Con: You’ll Get Burnt Out

graduate school
Jumping straight into grad school after an exhausting undergrad experience poses the risk of graduate burnout. (Image via Science)

This is the one I hear the most: If you go right into graduate school without giving yourself a break from undergrad, you will get burnt out. Graduating with an undergrad degree is an amazing accomplishment, but it is also the result of the accumulation of all-nighters, hours and hours of studying, thousands of pages of papers written, etc. This is an exhausting experience, and graduate school is only more intense.

The fear is that jumping right into a graduate program without allowing yourself the time to relax and regain yourself threatens to burn you out; you’ve spent years studying your major and are now committing to two to four years more. Often, this burns students out and they end up losing the joy and passion they found in studying their content and, consequently, grow resentful of its demand and rigor.

Taking time off can allow you to relax and refocus on the parts of your area of study that you really want to focus on in graduate school, giving you time to recoup and start fresh with the same drive you had in undergrad when deciding to commit to your career path.

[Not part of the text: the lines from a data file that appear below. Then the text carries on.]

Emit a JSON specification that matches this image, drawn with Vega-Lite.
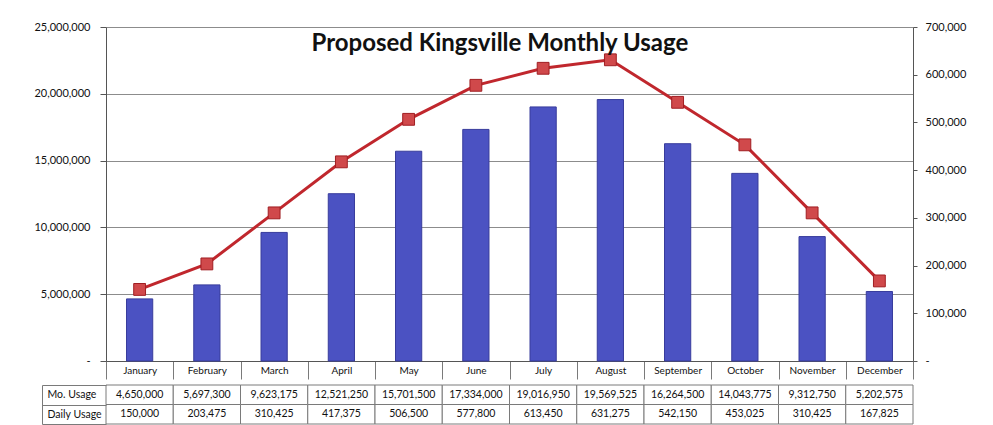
{
  "$schema": "https://vega.github.io/schema/vega-lite/v6.json",
  "padding": {"left": 33, "top": 21, "right": 5, "bottom": 5},
  "autosize": {"type": "pad"},
  "background": "white",
  "title": {"text": "Proposed Kingsville Monthly Usage", "font": "Lato", "fontSize": 24, "fontWeight": "bold", "color": "#111", "anchor": "middle", "frame": "bounds", "offset": -31, "dy": 4},
  "datasets": {
    "usage": [
      {"month": "January", "mo": 4650000, "daily": 150000},
      {"month": "February", "mo": 5697300, "daily": 203475},
      {"month": "March", "mo": 9623175, "daily": 310425},
      {"month": "April", "mo": 12521250, "daily": 417375},
      {"month": "May", "mo": 15701500, "daily": 506500},
      {"month": "June", "mo": 17334000, "daily": 577800},
      {"month": "July", "mo": 19016950, "daily": 613450},
      {"month": "August", "mo": 19569525, "daily": 631275},
      {"month": "September", "mo": 16264500, "daily": 542150},
      {"month": "October", "mo": 14043775, "daily": 453025},
      {"month": "November", "mo": 9312750, "daily": 310425},
      {"month": "December", "mo": 5202575, "daily": 167825}
    ]
  },
  "config": {
    "view": {"stroke": null},
    "font": "Lato",
    "axis": {"labelFont": "Lato", "labelColor": "#111", "domainColor": "#555", "tickColor": "#555", "labelFontSize": 11, "title": null}
  },
  "spacing": 0,
  "vconcat": [
    {
      "width": 807,
      "height": 334,
      "data": {"name": "usage"},
      "encoding": {
        "x": {
          "field": "month", "type": "ordinal",
          "sort": ["January","February","March","April","May","June","July","August","September","October","November","December"],
          "scale": {"paddingInner": 0, "paddingOuter": 0},
          "axis": {"orient": "bottom", "labelAngle": 0, "tickBand": "extent", "tickSize": 18, "tickColor": "#7a7a7a", "labelPadding": -9, "labelBaseline": "middle", "labelFontSize": 10, "grid": false}
        }
      },
      "layer": [
        {
          "mark": {"type": "bar", "width": {"band": 0.39}, "fill": "#4b52c2", "stroke": "#383c9c", "strokeWidth": 1},
          "encoding": {
            "y": {
              "field": "mo", "type": "quantitative",
              "scale": {"domain": [0, 25000000], "nice": false},
              "axis": {"orient": "left", "values": [0, 5000000, 10000000, 15000000, 20000000, 25000000], "labelExpr": "datum.value == 0 ? '-' : format(datum.value, ',')", "grid": true, "gridColor": "#8c8c8c", "tickSize": 6, "labelPadding": 10}
            }
          }
        },
        {
          "encoding": {
            "y": {
              "field": "daily", "type": "quantitative",
              "scale": {"domain": [0, 700000], "nice": false},
              "axis": {"orient": "right", "values": [0, 100000, 200000, 300000, 400000, 500000, 600000, 700000], "labelExpr": "datum.value == 0 ? '-' : format(datum.value, ',')", "grid": false, "tickSize": 4, "labelPadding": 8}
            }
          },
          "layer": [
            {"mark": {"type": "line", "color": "#c0272d", "strokeWidth": 3}},
            {"mark": {"type": "point", "shape": "square", "size": 140, "filled": true, "fill": "#d0494b", "stroke": "#a01e22", "strokeWidth": 1, "opacity": 1}}
          ]
        }
      ],
      "resolve": {"scale": {"y": "independent"}}
    },
    {
      "width": 807,
      "height": 39,
      "data": {"name": "usage"},
      "transform": [{"fold": ["mo", "daily"], "as": ["row", "value"]}],
      "encoding": {
        "x": {
          "field": "month", "type": "ordinal",
          "sort": ["January","February","March","April","May","June","July","August","September","October","November","December"],
          "scale": {"paddingInner": 0, "paddingOuter": 0},
          "axis": null
        },
        "y": {
          "field": "row", "type": "nominal", "sort": ["mo", "daily"],
          "scale": {"paddingInner": 0, "paddingOuter": 0},
          "axis": {"orient": "left", "offset": 64, "tickBand": "extent", "tickSize": -64, "tickColor": "#7a7a7a", "domainColor": "#7a7a7a", "labelAlign": "left", "labelPadding": 59, "labelFontSize": 10.5, "labelExpr": "datum.value == 'mo' ? 'Mo. Usage' : datum.value == 'daily' ? 'Daily Usage' : ''"}
        }
      },
      "layer": [
        {"mark": {"type": "rect", "fill": "white", "stroke": "#7a7a7a", "strokeWidth": 1}},
        {"mark": {"type": "text", "fontSize": 10.5, "color": "#111", "font": "Lato"}, "encoding": {"text": {"field": "value", "type": "quantitative", "format": ","}}}
      ]
    }
  ]
}
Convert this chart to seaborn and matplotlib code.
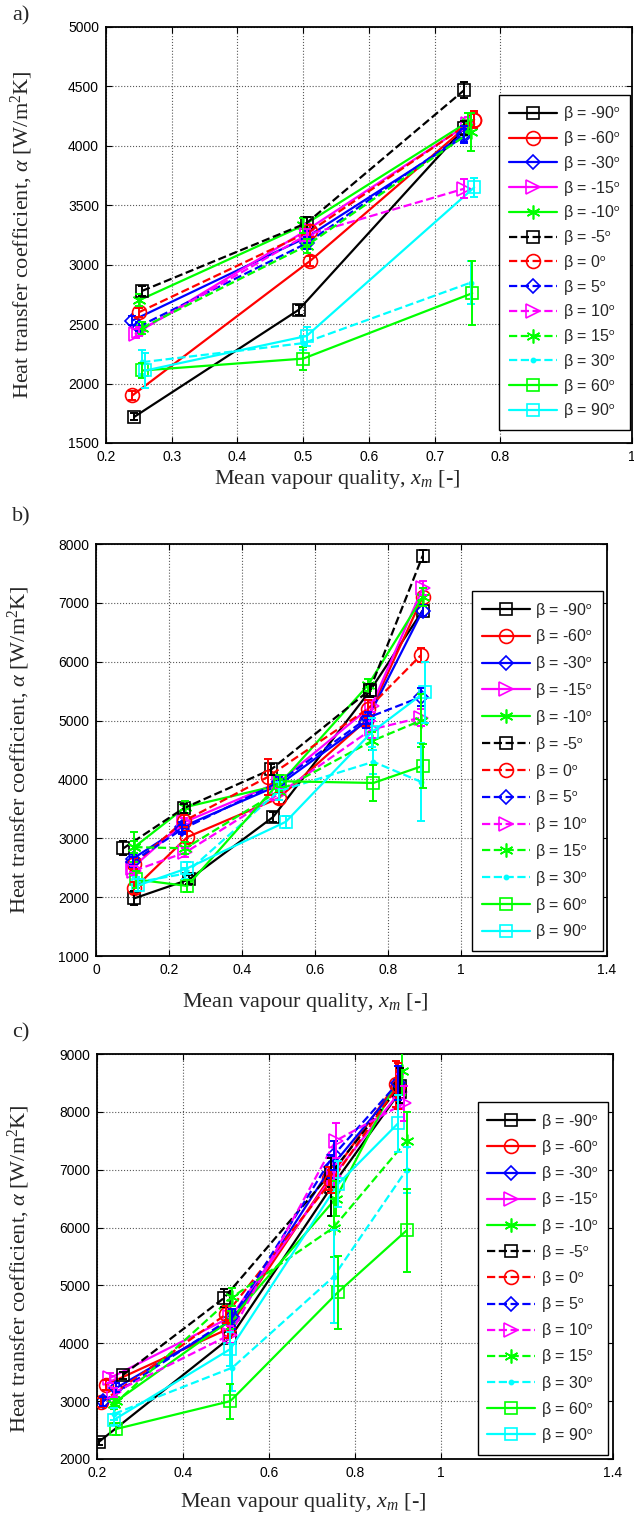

Ultimately, I have found that there are as many reasons to take time off between undergrad and graduate school as there are to not; what it comes down to is what is best for you individually. Nevertheless, taking these points into consideration may help you decide and prepare you for whatever decision you commit to.

Either way, attending graduate school is an amazing decision and an exciting adventure, so whether you jump right in or take some time off in between, you will begin an entirely new chapter in life that will pay off well in the long run.